__Records for processing__.
begin
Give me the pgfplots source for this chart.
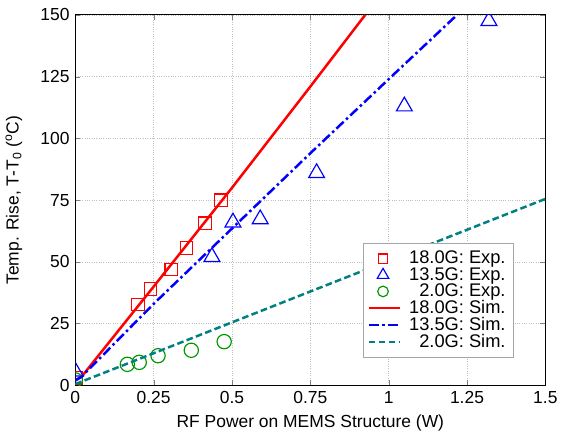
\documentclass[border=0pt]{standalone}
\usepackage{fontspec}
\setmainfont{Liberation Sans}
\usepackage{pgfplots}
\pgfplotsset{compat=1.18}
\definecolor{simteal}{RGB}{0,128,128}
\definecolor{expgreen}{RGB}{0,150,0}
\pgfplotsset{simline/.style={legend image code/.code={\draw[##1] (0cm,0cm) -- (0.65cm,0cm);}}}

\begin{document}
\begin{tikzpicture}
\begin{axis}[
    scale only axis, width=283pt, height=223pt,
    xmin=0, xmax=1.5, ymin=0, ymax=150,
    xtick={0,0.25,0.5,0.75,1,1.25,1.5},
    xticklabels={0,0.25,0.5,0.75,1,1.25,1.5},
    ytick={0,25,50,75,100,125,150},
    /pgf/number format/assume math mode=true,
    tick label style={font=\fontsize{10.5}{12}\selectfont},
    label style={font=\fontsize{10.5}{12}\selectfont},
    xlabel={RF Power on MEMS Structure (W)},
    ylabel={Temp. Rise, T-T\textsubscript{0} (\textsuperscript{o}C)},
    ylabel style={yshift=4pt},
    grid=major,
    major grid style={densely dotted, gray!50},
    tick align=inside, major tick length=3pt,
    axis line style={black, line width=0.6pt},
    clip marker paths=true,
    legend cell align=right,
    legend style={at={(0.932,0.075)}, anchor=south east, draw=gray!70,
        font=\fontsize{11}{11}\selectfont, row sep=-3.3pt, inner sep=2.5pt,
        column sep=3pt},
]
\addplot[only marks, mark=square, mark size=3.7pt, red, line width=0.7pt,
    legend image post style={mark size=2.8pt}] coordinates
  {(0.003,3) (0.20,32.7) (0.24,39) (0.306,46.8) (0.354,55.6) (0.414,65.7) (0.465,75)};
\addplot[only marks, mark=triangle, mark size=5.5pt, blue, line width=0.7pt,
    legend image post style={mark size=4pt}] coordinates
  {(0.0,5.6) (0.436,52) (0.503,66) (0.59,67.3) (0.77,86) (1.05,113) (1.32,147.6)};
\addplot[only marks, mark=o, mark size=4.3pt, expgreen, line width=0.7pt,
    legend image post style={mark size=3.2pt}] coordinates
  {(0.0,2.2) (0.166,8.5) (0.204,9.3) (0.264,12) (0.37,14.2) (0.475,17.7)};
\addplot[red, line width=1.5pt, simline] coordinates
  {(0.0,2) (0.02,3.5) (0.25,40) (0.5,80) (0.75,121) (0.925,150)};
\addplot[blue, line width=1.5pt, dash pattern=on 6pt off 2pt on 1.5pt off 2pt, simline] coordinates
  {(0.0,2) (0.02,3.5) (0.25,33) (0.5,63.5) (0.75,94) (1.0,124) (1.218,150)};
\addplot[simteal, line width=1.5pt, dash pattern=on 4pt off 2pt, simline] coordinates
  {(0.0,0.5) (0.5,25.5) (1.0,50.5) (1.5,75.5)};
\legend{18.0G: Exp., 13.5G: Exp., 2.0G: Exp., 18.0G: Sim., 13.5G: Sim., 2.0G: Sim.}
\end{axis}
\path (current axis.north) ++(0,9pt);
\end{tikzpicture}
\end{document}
end
begin
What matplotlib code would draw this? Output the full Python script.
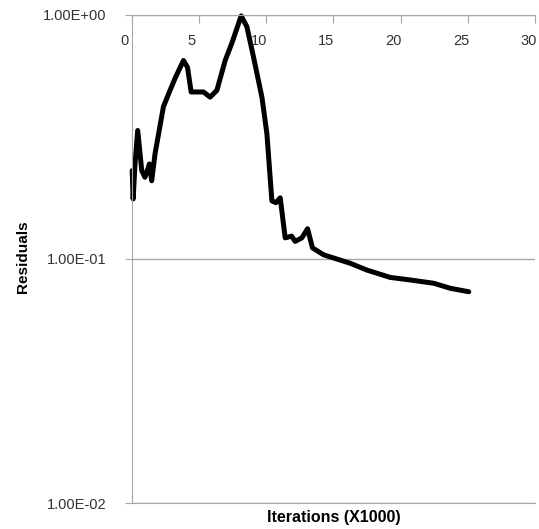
end
begin
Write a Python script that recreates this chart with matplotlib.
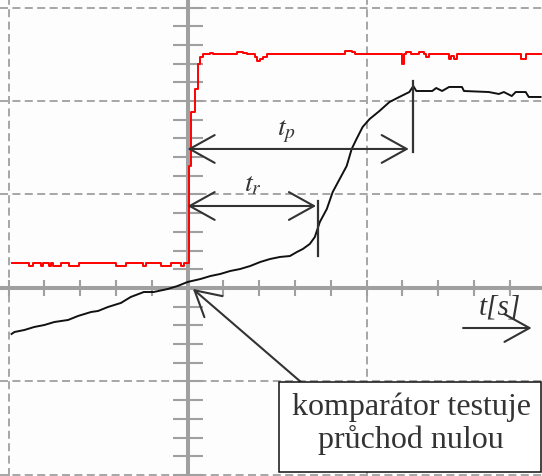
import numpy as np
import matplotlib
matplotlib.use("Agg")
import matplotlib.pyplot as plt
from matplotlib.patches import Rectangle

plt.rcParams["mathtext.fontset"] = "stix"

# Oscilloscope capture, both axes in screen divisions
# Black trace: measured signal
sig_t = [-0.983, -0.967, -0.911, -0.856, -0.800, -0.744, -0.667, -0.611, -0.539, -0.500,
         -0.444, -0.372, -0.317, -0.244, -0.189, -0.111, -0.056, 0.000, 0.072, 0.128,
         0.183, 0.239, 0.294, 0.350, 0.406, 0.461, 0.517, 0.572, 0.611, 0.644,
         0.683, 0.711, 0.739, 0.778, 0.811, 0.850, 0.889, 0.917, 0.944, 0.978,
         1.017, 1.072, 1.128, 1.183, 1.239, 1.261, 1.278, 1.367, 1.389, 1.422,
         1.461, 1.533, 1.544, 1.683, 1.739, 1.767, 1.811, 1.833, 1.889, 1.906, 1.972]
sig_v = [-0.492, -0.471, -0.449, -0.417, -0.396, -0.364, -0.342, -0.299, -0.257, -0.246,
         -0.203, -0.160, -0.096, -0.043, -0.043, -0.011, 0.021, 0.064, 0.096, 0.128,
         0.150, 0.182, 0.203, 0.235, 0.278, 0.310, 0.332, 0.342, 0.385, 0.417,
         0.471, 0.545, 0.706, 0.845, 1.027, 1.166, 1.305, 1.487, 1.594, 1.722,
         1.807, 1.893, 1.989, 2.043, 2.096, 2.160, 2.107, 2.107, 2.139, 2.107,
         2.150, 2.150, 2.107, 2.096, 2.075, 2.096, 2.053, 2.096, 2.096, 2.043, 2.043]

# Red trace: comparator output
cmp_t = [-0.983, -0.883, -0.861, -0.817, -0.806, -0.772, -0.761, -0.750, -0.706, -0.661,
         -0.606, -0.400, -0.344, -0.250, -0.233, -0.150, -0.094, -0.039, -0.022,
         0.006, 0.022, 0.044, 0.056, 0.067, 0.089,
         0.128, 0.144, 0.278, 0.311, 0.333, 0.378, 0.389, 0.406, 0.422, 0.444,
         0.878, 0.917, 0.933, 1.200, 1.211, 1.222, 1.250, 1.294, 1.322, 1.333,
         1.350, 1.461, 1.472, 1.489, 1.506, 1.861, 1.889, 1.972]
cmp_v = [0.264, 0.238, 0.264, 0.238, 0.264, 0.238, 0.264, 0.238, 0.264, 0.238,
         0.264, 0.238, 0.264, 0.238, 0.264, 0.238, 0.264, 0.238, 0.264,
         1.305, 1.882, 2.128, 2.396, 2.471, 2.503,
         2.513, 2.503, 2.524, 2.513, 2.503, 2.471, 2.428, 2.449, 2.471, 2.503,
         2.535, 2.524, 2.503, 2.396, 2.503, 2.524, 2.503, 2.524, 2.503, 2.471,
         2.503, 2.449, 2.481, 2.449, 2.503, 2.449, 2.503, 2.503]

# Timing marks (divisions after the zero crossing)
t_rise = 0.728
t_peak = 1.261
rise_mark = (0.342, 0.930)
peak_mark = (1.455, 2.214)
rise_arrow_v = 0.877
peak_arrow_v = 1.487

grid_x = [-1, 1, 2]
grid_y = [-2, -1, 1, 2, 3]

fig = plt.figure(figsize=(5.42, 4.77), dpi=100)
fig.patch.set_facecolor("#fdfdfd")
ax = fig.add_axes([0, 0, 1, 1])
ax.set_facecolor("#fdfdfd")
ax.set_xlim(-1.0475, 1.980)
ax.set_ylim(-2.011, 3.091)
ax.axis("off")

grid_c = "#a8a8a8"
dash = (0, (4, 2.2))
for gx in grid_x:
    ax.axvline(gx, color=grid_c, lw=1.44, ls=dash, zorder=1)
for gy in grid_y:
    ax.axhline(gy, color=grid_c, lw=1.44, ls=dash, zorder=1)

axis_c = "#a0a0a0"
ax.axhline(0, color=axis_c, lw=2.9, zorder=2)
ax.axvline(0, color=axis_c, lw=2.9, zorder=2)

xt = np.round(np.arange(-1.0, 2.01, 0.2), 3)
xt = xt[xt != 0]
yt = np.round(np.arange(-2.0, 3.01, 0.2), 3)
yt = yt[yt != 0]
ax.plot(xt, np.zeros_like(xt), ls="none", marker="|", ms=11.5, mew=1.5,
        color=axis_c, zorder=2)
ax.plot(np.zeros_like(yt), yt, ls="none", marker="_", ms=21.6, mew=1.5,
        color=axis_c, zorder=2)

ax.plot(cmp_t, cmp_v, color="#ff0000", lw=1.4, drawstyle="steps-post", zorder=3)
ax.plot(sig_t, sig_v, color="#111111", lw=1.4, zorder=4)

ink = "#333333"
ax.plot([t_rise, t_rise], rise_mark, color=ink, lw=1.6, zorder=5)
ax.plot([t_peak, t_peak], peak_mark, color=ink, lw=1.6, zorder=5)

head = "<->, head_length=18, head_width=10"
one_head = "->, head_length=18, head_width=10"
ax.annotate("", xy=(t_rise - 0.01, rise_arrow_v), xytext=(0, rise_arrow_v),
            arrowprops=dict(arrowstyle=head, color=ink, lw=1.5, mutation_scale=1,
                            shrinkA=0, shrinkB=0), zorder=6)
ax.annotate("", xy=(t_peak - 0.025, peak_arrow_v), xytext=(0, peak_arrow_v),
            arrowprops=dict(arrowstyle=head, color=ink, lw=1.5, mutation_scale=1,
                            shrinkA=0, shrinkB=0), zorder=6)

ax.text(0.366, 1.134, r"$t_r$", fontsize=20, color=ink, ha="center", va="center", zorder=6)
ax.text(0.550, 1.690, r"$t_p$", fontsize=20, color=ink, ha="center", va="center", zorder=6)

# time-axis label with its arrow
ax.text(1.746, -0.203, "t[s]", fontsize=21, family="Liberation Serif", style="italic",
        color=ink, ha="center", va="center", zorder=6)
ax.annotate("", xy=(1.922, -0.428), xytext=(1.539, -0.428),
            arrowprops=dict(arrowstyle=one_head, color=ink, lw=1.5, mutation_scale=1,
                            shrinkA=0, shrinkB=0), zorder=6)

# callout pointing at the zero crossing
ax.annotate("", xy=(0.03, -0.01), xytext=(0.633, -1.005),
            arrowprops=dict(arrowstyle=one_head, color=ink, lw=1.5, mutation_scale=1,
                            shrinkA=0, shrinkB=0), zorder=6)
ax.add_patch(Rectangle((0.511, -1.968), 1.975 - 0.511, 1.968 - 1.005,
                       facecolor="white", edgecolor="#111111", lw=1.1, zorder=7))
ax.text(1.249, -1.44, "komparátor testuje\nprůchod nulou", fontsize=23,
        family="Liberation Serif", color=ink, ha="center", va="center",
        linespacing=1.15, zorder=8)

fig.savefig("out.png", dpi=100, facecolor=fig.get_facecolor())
end
__Short exercise__. Reproduce the data above exactly, but only the lines from the one showing "Write a Python" through the one showing "2.096, 2.043, 2.043]", with both ends kept and the pictures left out.

__Task answer__.
Write a Python script that recreates this chart with matplotlib.
import numpy as np
import matplotlib
matplotlib.use("Agg")
import matplotlib.pyplot as plt
from matplotlib.patches import Rectangle

plt.rcParams["mathtext.fontset"] = "stix"

# Oscilloscope capture, both axes in screen divisions
# Black trace: measured signal
sig_t = [-0.983, -0.967, -0.911, -0.856, -0.800, -0.744, -0.667, -0.611, -0.539, -0.500,
         -0.444, -0.372, -0.317, -0.244, -0.189, -0.111, -0.056, 0.000, 0.072, 0.128,
         0.183, 0.239, 0.294, 0.350, 0.406, 0.461, 0.517, 0.572, 0.611, 0.644,
         0.683, 0.711, 0.739, 0.778, 0.811, 0.850, 0.889, 0.917, 0.944, 0.978,
         1.017, 1.072, 1.128, 1.183, 1.239, 1.261, 1.278, 1.367, 1.389, 1.422,
         1.461, 1.533, 1.544, 1.683, 1.739, 1.767, 1.811, 1.833, 1.889, 1.906, 1.972]
sig_v = [-0.492, -0.471, -0.449, -0.417, -0.396, -0.364, -0.342, -0.299, -0.257, -0.246,
         -0.203, -0.160, -0.096, -0.043, -0.043, -0.011, 0.021, 0.064, 0.096, 0.128,
         0.150, 0.182, 0.203, 0.235, 0.278, 0.310, 0.332, 0.342, 0.385, 0.417,
         0.471, 0.545, 0.706, 0.845, 1.027, 1.166, 1.305, 1.487, 1.594, 1.722,
         1.807, 1.893, 1.989, 2.043, 2.096, 2.160, 2.107, 2.107, 2.139, 2.107,
         2.150, 2.150, 2.107, 2.096, 2.075, 2.096, 2.053, 2.096, 2.096, 2.043, 2.043]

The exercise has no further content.